Written exercise: Copy exactly, and only, the lines below from the first through the one containing "import numpy as np", both included; pictures are omitted.

Data records:
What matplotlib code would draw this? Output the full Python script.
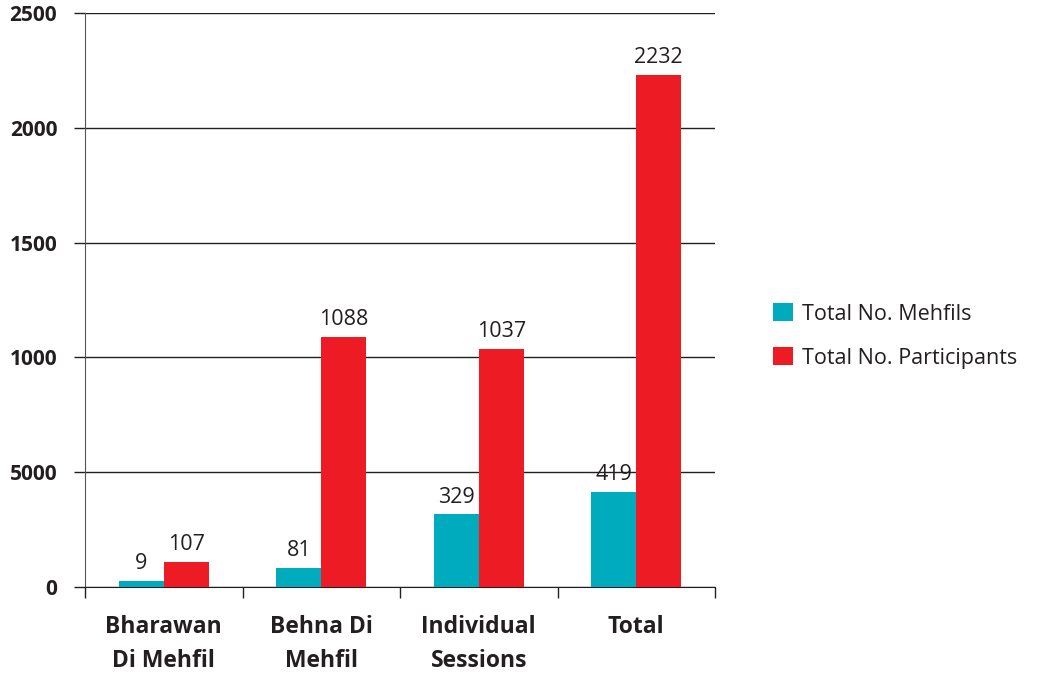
import matplotlib
matplotlib.use("Agg")
import matplotlib.pyplot as plt
import numpy as np

categories = ["Bharawan\nDi Mehfil", "Behna Di\nMehfil", "Individual\nSessions", "Total"]
mehfils = [25, 81, 316, 415]
participants = [108, 1090, 1038, 2230]
mehfils_labels = ["9", "81", "329", "419"]
participants_labels = ["107", "1088", "1037", "2232"]
y_ticks = [0, 500, 1000, 1500, 2000, 2500]
y_tick_labels = ["0", "5000", "1000", "1500", "2000", "2500"]
series_names = ["Total No. Mehfils", "Total No. Participants"]

teal = "#00ABBD"
red = "#ED1C24"
font = "Open Sans"

fig = plt.figure(figsize=(10.37, 6.73), dpi=100)
ax = fig.add_axes([85/1037, 1-587/673, (715-85)/1037, (587-13)/673])

x = np.arange(len(categories))
w = 0.285
b1 = ax.bar(x - w/2, mehfils, w, color=teal, label=series_names[0], zorder=3)
b2 = ax.bar(x + w/2, participants, w, color=red, label=series_names[1], zorder=3)

for rect, t in zip(b1, mehfils_labels):
    ax.annotate(t, (rect.get_x() + rect.get_width()/2, rect.get_height()),
                xytext=(0, 5), textcoords="offset points", ha="center", va="bottom",
                fontsize=15.5, family=font, color="#231F20", zorder=4)
for rect, t in zip(b2, participants_labels):
    ax.annotate(t, (rect.get_x() + rect.get_width()/2, rect.get_height()),
                xytext=(0, 5), textcoords="offset points", ha="center", va="bottom",
                fontsize=15.5, family=font, color="#231F20", zorder=4)

ax.set_xlim(-0.5, len(categories) - 0.5)
ax.set_ylim(0, 2500)
ax.set_yticks(y_ticks)
ax.set_yticklabels(y_tick_labels, fontsize=15, fontweight="bold", family=font, color="#231F20")
ax.yaxis.grid(True, color="#231F20", lw=1.0, zorder=1)
ax.tick_params(axis="y", length=8, width=1, color="#231F20", pad=12)

ax.set_xticks(x)
ax.set_xticklabels(categories, fontsize=16.5, fontweight="bold", family=font, color="#231F20",
                   linespacing=1.55)
ax.tick_params(axis="x", which="major", length=0, pad=20)
ax.set_xticks(np.arange(-0.5, len(categories)), minor=True)
ax.tick_params(axis="x", which="minor", length=8, width=1, color="#231F20")

for s in ["top", "right"]:
    ax.spines[s].set_visible(False)
ax.spines["left"].set_color("#555555")
ax.spines["bottom"].set_color("#231F20")

leg = fig.legend(handles=[b1, b2], labels=series_names, loc="center left",
                 bbox_to_anchor=(754/1037, 1-336/673), frameon=False,
                 prop={"family": font, "size": 15.5}, handlelength=0.9, handleheight=0.9,
                 handletextpad=0.45, labelspacing=1.05)
for t in leg.get_texts():
    t.set_color("#231F20")

fig.savefig("out.png", dpi=100)
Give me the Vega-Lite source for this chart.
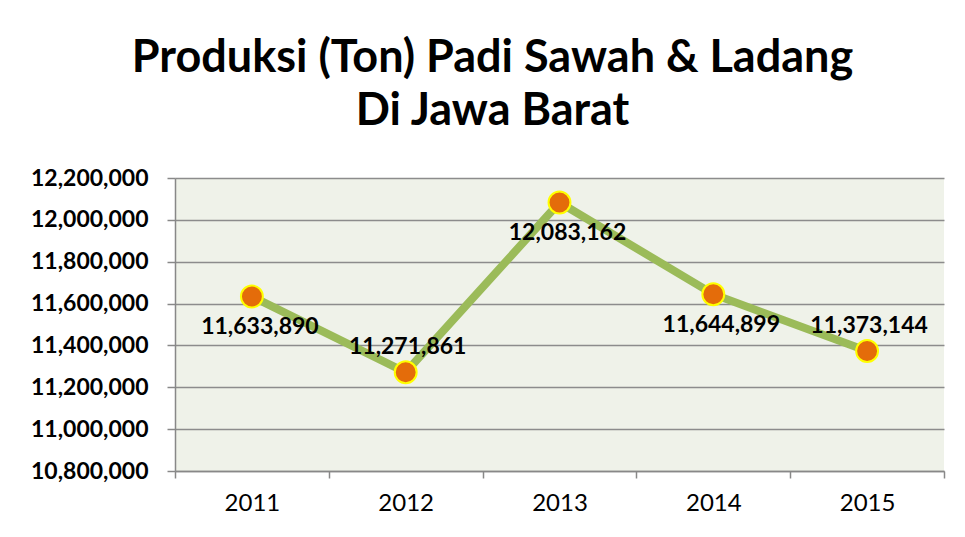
{
  "$schema": "https://vega.github.io/schema/vega-lite/v6.json",
  "width": 769,
  "height": 293,
  "autosize": {"type": "none"},
  "padding": {"left": 175, "top": 178, "right": 21, "bottom": 66},
  "background": "white",
  "title": {
    "text": ["Produksi (Ton) Padi Sawah & Ladang", "Di Jawa Barat"],
    "font": "Lato",
    "fontSize": 45,
    "fontWeight": "bold",
    "color": "black",
    "lineHeight": 53,
    "anchor": "middle",
    "dx": -67,
    "offset": 33
  },
  "config": {
    "view": {"fill": "#EFF2E9", "stroke": null},
    "font": "Lato",
    "axisX": {
      "labelFont": "Lato",
      "labelFontSize": 24,
      "labelColor": "black",
      "labelPadding": 13,
      "labelAngle": 0,
      "tickSize": 7,
      "tickColor": "#888888",
      "tickWidth": 1.5,
      "domainColor": "#888888",
      "domainWidth": 1.5,
      "grid": false
    },
    "axisY": {
      "labelFont": "Lato",
      "labelFontSize": 23,
      "labelFontWeight": "bold",
      "labelColor": "black",
      "labelPadding": 19,
      "tickSize": 8,
      "tickColor": "#888888",
      "tickWidth": 1.5,
      "domainColor": "#888888",
      "domainWidth": 1.5,
      "gridColor": "#8C8C8C",
      "gridWidth": 1.5
    }
  },
  "data": {
    "values": [
      {"year": "2011", "value": 11633890},
      {"year": "2012", "value": 11271861},
      {"year": "2013", "value": 12083162},
      {"year": "2014", "value": 11644899},
      {"year": "2015", "value": 11373144}
    ]
  },
  "encoding": {
    "x": {
      "field": "year",
      "type": "ordinal",
      "scale": {"type": "band", "paddingInner": 0, "paddingOuter": 0},
      "axis": {"title": null, "tickBand": "extent"}
    },
    "y": {
      "field": "value",
      "type": "quantitative",
      "scale": {"domain": [10800000, 12200000], "nice": false, "zero": false},
      "axis": {
        "title": null,
        "values": [10800000, 11000000, 11200000, 11400000, 11600000, 11800000, 12000000, 12200000],
        "labelExpr": "format(datum.value, ',')"
      }
    }
  },
  "layer": [
    {"mark": {"type": "line", "color": "#9BBB59", "strokeWidth": 8}},
    {"mark": {"type": "point", "filled": true, "fill": "#E46C0A", "stroke": "#FFFF00", "strokeWidth": 2, "size": 480, "opacity": 1}},
    {
      "transform": [{"filter": "datum.year == '2011' || datum.year == '2013' || datum.year == '2014'"}],
      "mark": {"type": "text", "font": "Lato", "fontSize": 23, "fontWeight": "bold", "color": "black", "dx": 8, "dy": 31},
      "encoding": {"text": {"field": "value", "type": "quantitative", "format": ","}}
    },
    {
      "transform": [{"filter": "datum.year == '2012' || datum.year == '2015'"}],
      "mark": {"type": "text", "font": "Lato", "fontSize": 23, "fontWeight": "bold", "color": "black", "dx": 2, "dy": -25},
      "encoding": {"text": {"field": "value", "type": "quantitative", "format": ","}}
    }
  ]
}
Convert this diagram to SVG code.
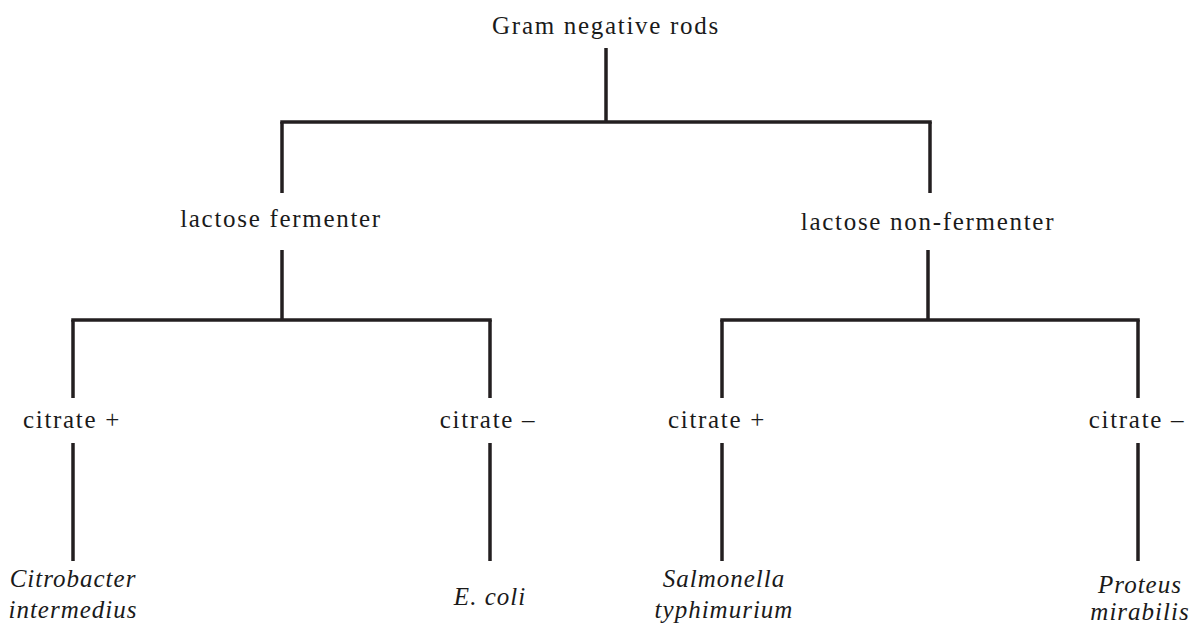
<svg xmlns="http://www.w3.org/2000/svg" width="1193" height="630" viewBox="0 0 1193 630">
<style>
text{font-family:"Liberation Serif","Times New Roman",serif;font-size:25px;fill:#1a1a1a;text-anchor:middle;letter-spacing:1.7px}
.it{font-style:italic;letter-spacing:1px}
.c line{stroke:#231f20;stroke-width:3.5;fill:none}
</style>
<rect width="1193" height="630" fill="#fff"/>
<g class="c" id="connectors">
<line x1="606" y1="48" x2="606" y2="122"/>
<line x1="280.250" y1="122" x2="931.750" y2="122"/>
<line x1="282" y1="122" x2="282" y2="193"/>
<line x1="930" y1="122" x2="930" y2="193"/>
<line x1="282" y1="250" x2="282" y2="320"/>
<line x1="928" y1="250" x2="928" y2="320"/>
<line x1="71.250" y1="320" x2="491.750" y2="320"/>
<line x1="720.250" y1="320" x2="1139.750" y2="320"/>
<line x1="73" y1="320" x2="73" y2="398"/>
<line x1="490" y1="320" x2="490" y2="398"/>
<line x1="722" y1="320" x2="722" y2="398"/>
<line x1="1138" y1="320" x2="1138" y2="398"/>
<line x1="73" y1="443" x2="73" y2="561"/>
<line x1="490" y1="443" x2="490" y2="561"/>
<line x1="722" y1="443" x2="722" y2="561"/>
<line x1="1138" y1="443" x2="1138" y2="561"/>
</g>
<g id="root"><text x="606" y="34">Gram negative rods</text></g>
<g id="lf"><text x="281" y="227">lactose fermenter</text></g>
<g id="lnf"><text x="928" y="230">lactose non-fermenter</text></g>
<g id="cp1"><text x="72" y="428">citrate +</text></g>
<g id="cm1"><text x="488" y="428">citrate –</text></g>
<g id="cp2"><text x="717" y="428">citrate +</text></g>
<g id="cm2"><text x="1137" y="428">citrate –</text></g>
<g id="citro"><text class="it" x="73" y="587">Citrobacter</text><text class="it" x="73" y="618">intermedius</text></g>
<g id="ecoli"><text class="it" x="490" y="605">E. coli</text></g>
<g id="salm"><text class="it" x="724" y="587" letter-spacing="0.6">Salmonella</text><text class="it" x="724" y="618" letter-spacing="0.6">typhimurium</text></g>
<g id="prot"><text class="it" x="1140" y="593" letter-spacing="0.6">Proteus</text><text class="it" x="1140" y="620" letter-spacing="0.6">mirabilis</text></g>
</svg>
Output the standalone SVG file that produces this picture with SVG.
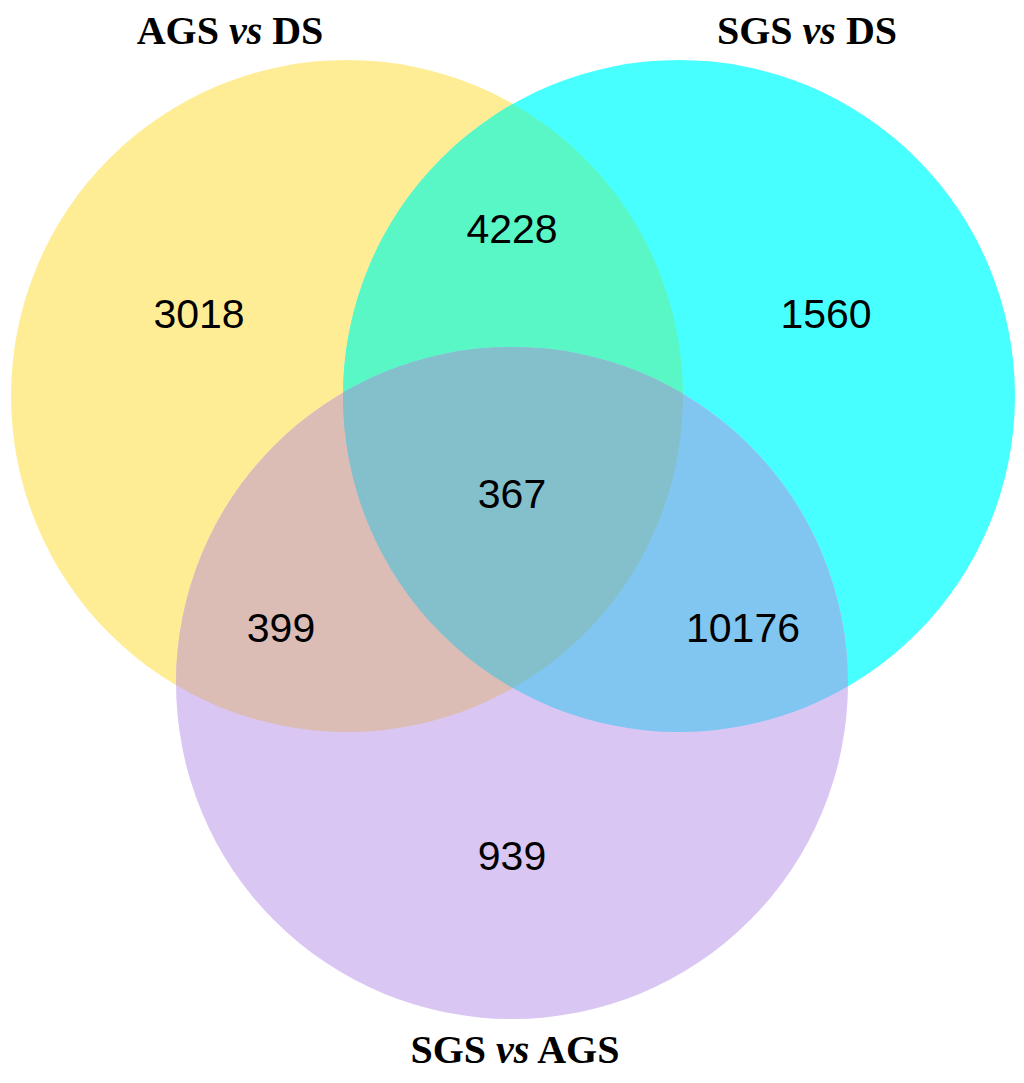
<svg xmlns="http://www.w3.org/2000/svg" width="1024" height="1083" viewBox="0 0 1024 1083">
<style>
.num{font-family:"Liberation Sans",Arial,sans-serif;font-size:41px;fill:#000;text-anchor:middle}
.lab{font-family:"Liberation Serif","Times New Roman",serif;font-size:40px;font-weight:bold;fill:#000;text-anchor:middle}
.it{font-style:italic}
</style>
<defs>
<clipPath id="cA"><circle cx="347" cy="396" r="336"/></clipPath>
<clipPath id="cB"><circle cx="679" cy="396" r="336"/></clipPath>
<clipPath id="cC"><circle cx="512" cy="683" r="336"/></clipPath>
</defs>
<rect width="1024" height="1083" fill="#fff"/>
<g id="setA"><circle cx="347" cy="396" r="336" fill="#FFED96"/></g>
<g id="setB"><circle cx="679" cy="396" r="336" fill="#48FFFF"/></g>
<g id="setC"><circle cx="512" cy="683" r="336" fill="#DAC6F3"/></g>
<g id="overlaps">
<g clip-path="url(#cA)"><circle cx="679" cy="396" r="336" fill="#5AF7C6"/></g>
<g clip-path="url(#cA)"><circle cx="512" cy="683" r="336" fill="#DCBDB5"/></g>
<g clip-path="url(#cB)"><circle cx="512" cy="683" r="336" fill="#80C6F0"/></g>
<g clip-path="url(#cA)"><g clip-path="url(#cB)"><circle cx="512" cy="683" r="336" fill="#84BFCC"/></g></g>
</g>
<g id="counts">
<text class="num" x="199" y="328">3018</text>
<text class="num" x="512" y="243">4228</text>
<text class="num" x="826" y="328">1560</text>
<text class="num" x="512" y="508">367</text>
<text class="num" x="281" y="642">399</text>
<text class="num" x="743" y="642">10176</text>
<text class="num" x="512" y="870">939</text>
</g>
<g id="labels">
<text class="lab" x="230" y="44">AGS <tspan class="it">vs</tspan> DS</text>
<text class="lab" x="807" y="44">SGS <tspan class="it">vs</tspan> DS</text>
<text class="lab" x="515" y="1063">SGS <tspan class="it">vs</tspan> AGS</text>
</g>
</svg>
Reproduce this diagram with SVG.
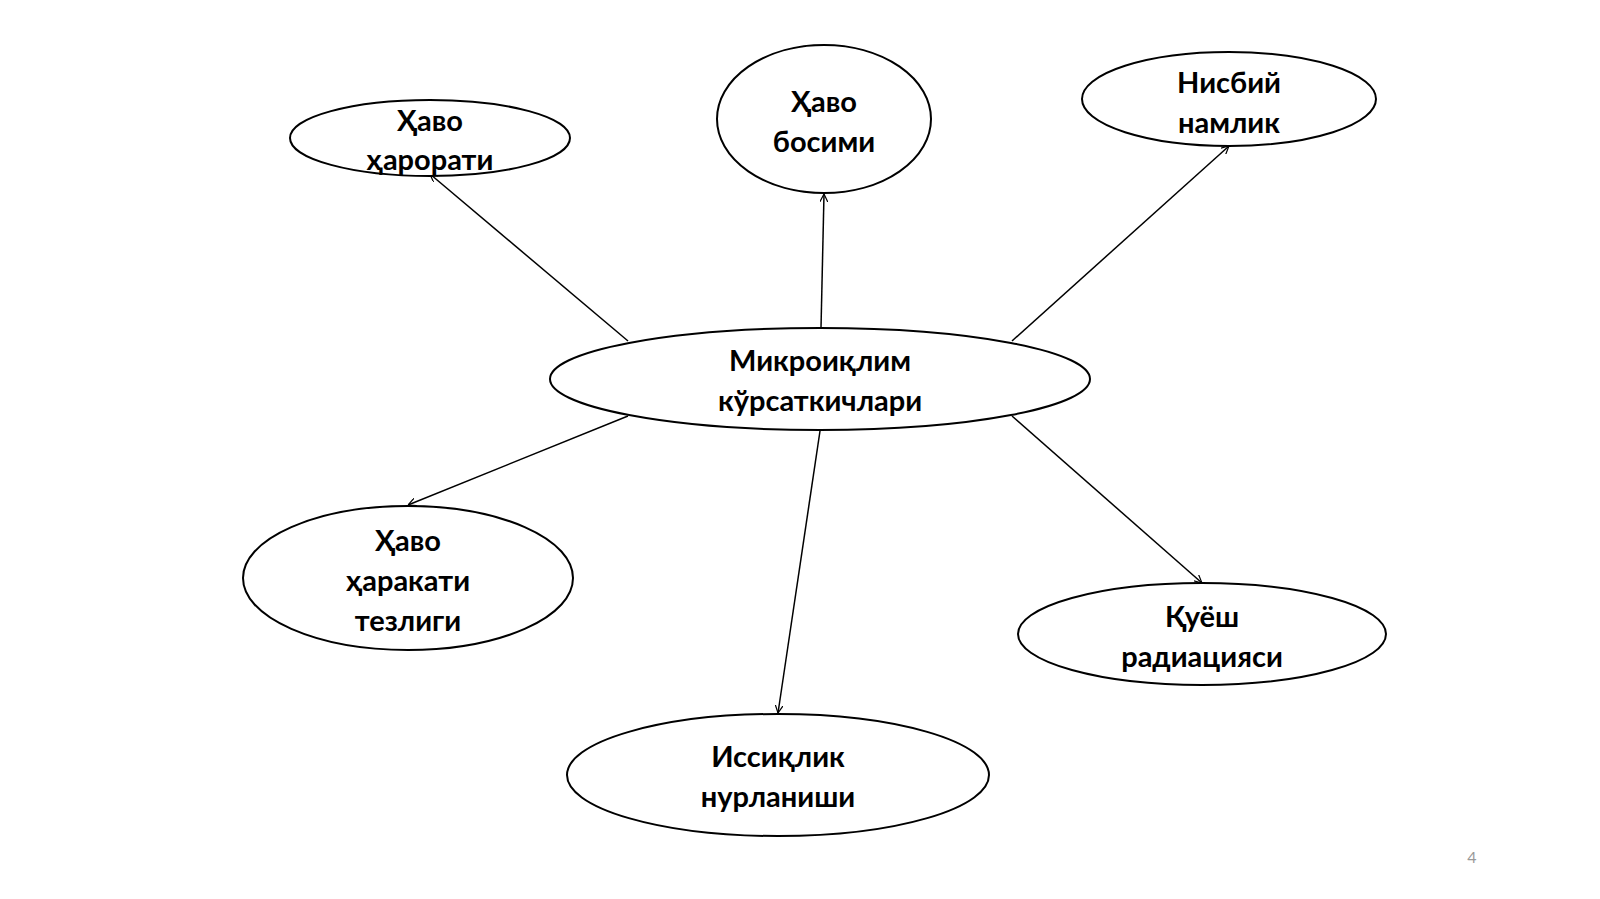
<svg xmlns="http://www.w3.org/2000/svg" width="1600" height="899" viewBox="0 0 1600 899">
<style>
.n{fill:#fff;stroke:#000;stroke-width:2}
.t{font-family:Lato,"Liberation Sans",sans-serif;font-weight:bold;font-size:29px;text-anchor:middle;fill:#000}
.c{stroke:#000;stroke-width:1.5;fill:none;marker-end:url(#a)}
</style>
<defs><marker id="a" viewBox="0 0 10 10" refX="10" refY="5" markerWidth="8" markerHeight="8" orient="auto" markerUnits="userSpaceOnUse"><path d="M0,0L10,5L0,10" fill="none" stroke="#000" stroke-width="1.5"/></marker></defs>
<rect width="1600" height="899" fill="#fff"/>
<g id="connectors">
<line class="c" x1="628" y1="341" x2="430" y2="174"/>
<line class="c" x1="821" y1="328" x2="824" y2="194"/>
<line class="c" x1="1012" y1="341" x2="1229" y2="146"/>
<line class="c" x1="628" y1="416" x2="408" y2="505"/>
<line class="c" x1="820" y1="431" x2="778" y2="713"/>
<line class="c" x1="1012" y1="416" x2="1202" y2="583"/>
</g>
<g id="center"><ellipse class="n" cx="820" cy="379" rx="270" ry="51"/><text class="t" x="820" y="371">Микроиқлим</text><text class="t" x="820" y="411">кўрсаткичлари</text></g>
<g id="harorat"><ellipse class="n" cx="430" cy="138" rx="140" ry="38"/><text class="t" x="430" y="131">Ҳаво</text><text class="t" x="430" y="170">ҳарорати</text></g>
<g id="bosim"><ellipse class="n" cx="824" cy="119" rx="107" ry="74"/><text class="t" x="824" y="112">Ҳаво</text><text class="t" x="824" y="152">босими</text></g>
<g id="namlik"><ellipse class="n" cx="1229" cy="99" rx="147" ry="47"/><text class="t" x="1229" y="93">Нисбий</text><text class="t" x="1229" y="133">намлик</text></g>
<g id="tezlik"><ellipse class="n" cx="408" cy="578" rx="165" ry="72"/><text class="t" x="408" y="551">Ҳаво</text><text class="t" x="408" y="591">ҳаракати</text><text class="t" x="408" y="631">тезлиги</text></g>
<g id="radiatsiya"><ellipse class="n" cx="1202" cy="634" rx="184" ry="51"/><text class="t" x="1202" y="627">Қуёш</text><text class="t" x="1202" y="667">радиацияси</text></g>
<g id="nurlanish"><ellipse class="n" cx="778" cy="775" rx="211" ry="61"/><text class="t" x="778" y="767">Иссиқлик</text><text class="t" x="778" y="807">нурланиши</text></g>
<text x="1472" y="863" font-family="Lato,'Liberation Sans',sans-serif" font-size="16" fill="#999" text-anchor="middle">4</text>
</svg>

Task output:
What matplotlib code would draw this? Output the full Python script.
import matplotlib
matplotlib.use("Agg")
import matplotlib.pyplot as plt
import numpy as np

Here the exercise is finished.